He doggedly followed several gps tracking devices he had placed inside LCD tv’s before dropping them off to be recycled. The signals led him far flung places, including Hong Kong, Kenya & Pakistan, where tons of electronic waste lie scattered across acres of no man’s land. Behind the walls of the compounds, workers break apart monitors & printers to mine for copper, lead, gold and other elements. Tube bulbs shatter and spread toxic mercury vapor in their unprotected faces, ink toner cartridges spill their carcinogenic chemicals on bare skin…and back home, we are unaware that the thing we purchased and then disposed of, is becoming a burden someone else must bear.
This story has haunted me all week. It is the story of making money at any cost. The story of cheap, imported things made overseas where the true cost is disguised by sweatshops, slave labor and weak environmental laws, underpinned by zero corporate accountability. The story of US-based recycling companies, fighting to stay solvent by exporting the waste we trusted them to take care of stateside, because the commodity market prices of the metals & materials contained inside have plummeted, which means it is not financially feasible to pay the labor costs for extraction. It is the story that reveals why it is imperative we start looking at issues from a wider lens, so we can see how environmental disasters, job-related injustices, trade relations, racial violence and class warfare are all connected. The grief of it all is simply unbearable, the tragic gap an unspeakable distance.

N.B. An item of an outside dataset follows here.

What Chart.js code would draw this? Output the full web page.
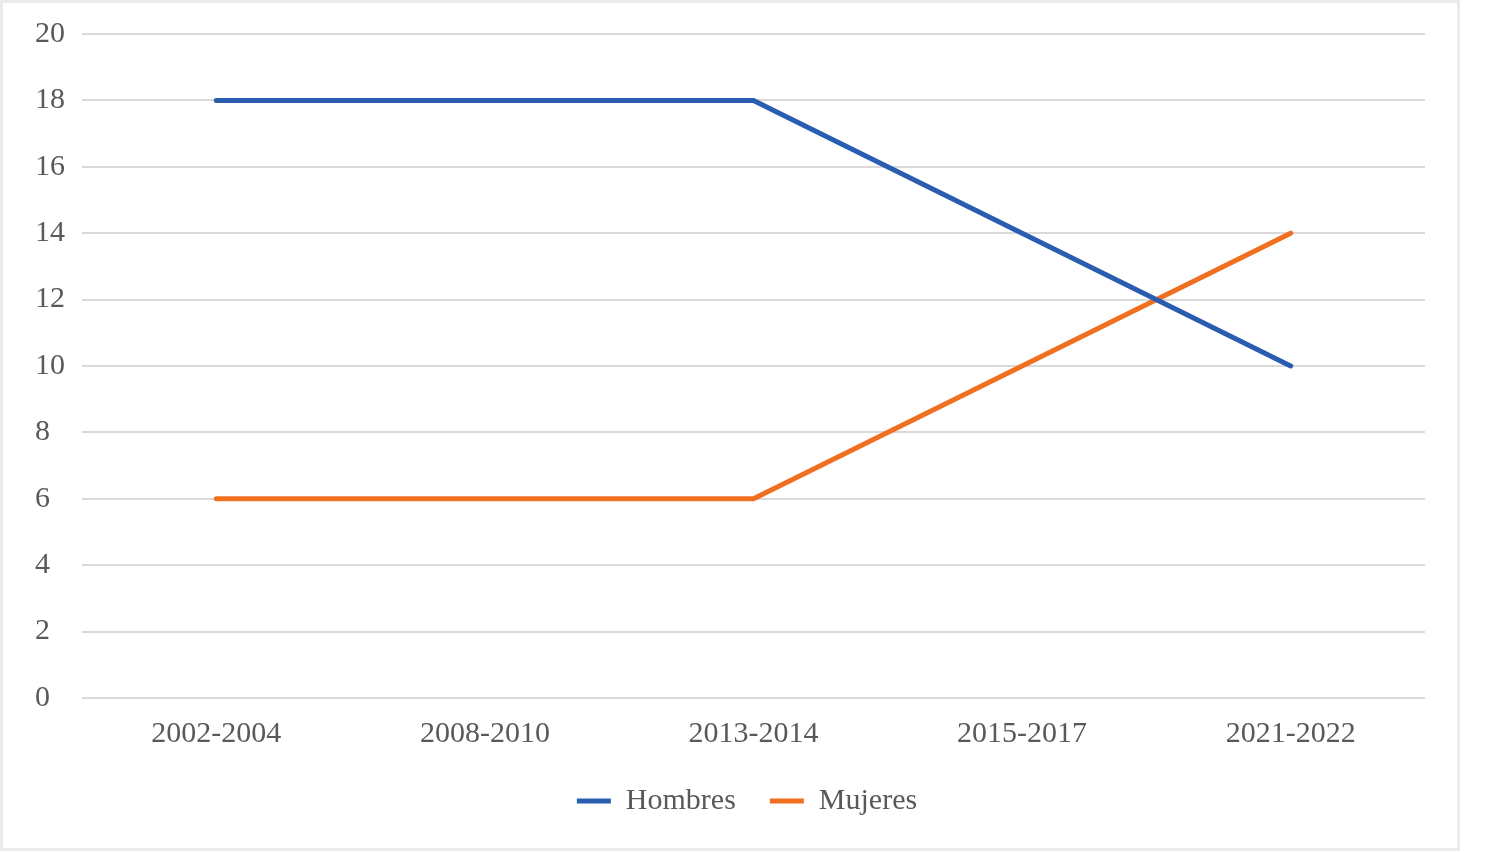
<!DOCTYPE html>
<html>
<head>
<meta charset="utf-8">
<script src="https://cdn.jsdelivr.net/npm/chart.js@4/dist/chart.umd.min.js"></script>
<style>
    html, body { margin: 0; padding: 0; background: #ffffff; }
    #wrap {
        position: absolute; left: 0; top: 0;
        width: 1460px; height: 851px;
        border: 3px solid #ebebeb; box-sizing: border-box;
    }
    #chartBox { position: absolute; left: 0; top: 0; width: 1454px; height: 845px; }
</style>
</head>
<body>
<div id="wrap"><div id="chartBox"><canvas id="lineChart"></canvas></div></div>
<script>
    // periodos del eje X
    var periodos = ['2002-2004', '2008-2010', '2013-2014', '2015-2017', '2021-2022'];
    // valores por serie
    var hombres = [18, 18, 18, 14, 10];
    var mujeres = [6, 6, 6, 10, 14];
    // eje Y
    var yMin = 0, yMax = 20, yStep = 2;

    var fuente = "'Liberation Serif', 'Times New Roman', serif";
    var grisTexto = '#595959';

    // desplaza la leyenda para centrarla bajo el área del gráfico
    var moverLeyenda = {
        id: 'moverLeyenda',
        afterLayout: function (chart) {
            chart.legend.left += 17;
            chart.legend.right += 17;
        }
    };

    var ctx = document.getElementById('lineChart').getContext('2d');

    new Chart(ctx, {
        type: 'line',
        data: {
            labels: periodos,
            datasets: [{
                label: 'Hombres',
                data: hombres,
                borderColor: '#2a5db0',
                backgroundColor: '#2a5db0',
                borderWidth: 5,
                pointRadius: 0,
                tension: 0,
                borderCapStyle: 'round'
            }, {
                label: 'Mujeres',
                data: mujeres,
                borderColor: '#f0701f',
                backgroundColor: '#f0701f',
                borderWidth: 5,
                pointRadius: 0,
                tension: 0,
                borderCapStyle: 'round'
            }]
        },
        plugins: [moverLeyenda],
        options: {
            responsive: true,
            maintainAspectRatio: false,
            animation: false,
            layout: { padding: { top: 31, right: 32, left: 32, bottom: 22 } },
            plugins: {
                tooltip: { enabled: false },
                legend: {
                    position: 'bottom',
                    labels: {
                        boxWidth: 34,
                        boxHeight: 5,
                        padding: 34,
                        color: grisTexto,
                        font: { family: fuente, size: 30 },
                        generateLabels: function (chart) {
                            var items = Chart.defaults.plugins.legend.labels.generateLabels(chart);
                            items.forEach(function (it) { it.lineWidth = 0; });
                            return items;
                        }
                    }
                }
            },
            scales: {
                x: {
                    offset: true,
                    grid: { display: false, drawTicks: false },
                    border: { display: false },
                    ticks: {
                        color: grisTexto,
                        padding: 18,
                        maxRotation: 0,
                        font: { family: fuente, size: 30 }
                    },
                    afterFit: function (scale) {
                        scale.height = scale.height - 18;
                    }
                },
                y: {
                    min: yMin,
                    max: yMax,
                    grid: { color: '#d9d9d9', lineWidth: 2, drawTicks: false },
                    border: { display: false },
                    ticks: {
                        stepSize: yStep,
                        color: grisTexto,
                        padding: 8.5,
                        crossAlign: 'far',
                        font: { family: fuente, size: 30 }
                    }
                }
            }
        }
    });
</script>
</body>
</html>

But Wendell Berry says it better than I ever could…. ”It is the destruction of the world In our own lives that drives us half insane, and more than half. To destroy that which we were given in trust: how will we bear it? It is our own bodies that we give to be broken, our bodies existing before and after us in clod and cloud, worm and tree, that we, driving or driven, despise in our greed to live, our haste to die. To have lost, wantonly, the ancient forests, the vast grasslands in our madness, the presence in our very bodies of our grief.”